Se há "verdade" – ainda que nós não tenhamos completo acesso a ela – e a verdade só é acessível pela "razão", não há verdadeiramente ponto de vista, mas sempre uma posição que é a correta e outra que é a falsa. Só há um ponto de vista verdadeiro. Os outros são falsos. Mas pensar em termos de "ponto de vista" é justamente mostrar que ambos são verdadeiros, que os pontos de vista estão na verdade "disputando o poder".

Isso é o que já diziam os sofistas: "estabelecemos discursos e discutimos, não para chegar à verdade, mas para vencê-la. É um jogo: quem perderá, quem vencerá?"

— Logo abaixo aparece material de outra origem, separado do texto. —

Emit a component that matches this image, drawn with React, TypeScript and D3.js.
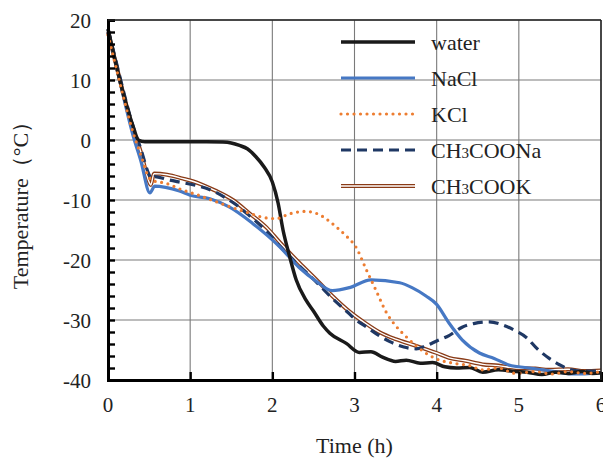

Sócrates não queria discutir a não ser para dizer a "verdade". Não havia "diálogo" platônico na verdade, ele sempre vencia a priori. Por isso, ele nem se interessava em participar da política, das assembléias. Para os sofistas, discuro é disputa de poder. Por isso, eles se interessavam em participar da política e valorizavam a democracia ateniense. Sócrates era contra. Queria uma ditadura dos "filósofos", "iluminados". Ele não queria disputar.

Agora, se nós podemos até falar em "verdade" nas "ciências da natureza", descobrindo "leis" e transformando a natureza, não acredito que a razão seja capaz de encontrar a verdade para a existência do homem. A razão é incapaz de dizer qual é a maneira "verdadeira" de viver. Qual é a verdadeira, e melhor, forma de sociedade, de estado, de costumes.

A razão é incapaz de comparar valores. Não há uma resposta racional para o dilema do que fazer com os assassinos do garoto que foi arrastado por 7 km. É sempre um juízo de valor que determinará a escolha. Para um cristão "esclarecido" eles devem ser apenas presos, pois eles "não sabem o que fazem" e "também são vidas". Um popular, talvez queria dar o troco nos assassinos. Para um antigo não haveria dúvida nenhuma. Depende do conjunto de valores estimados pelo que julga. Não da "razão".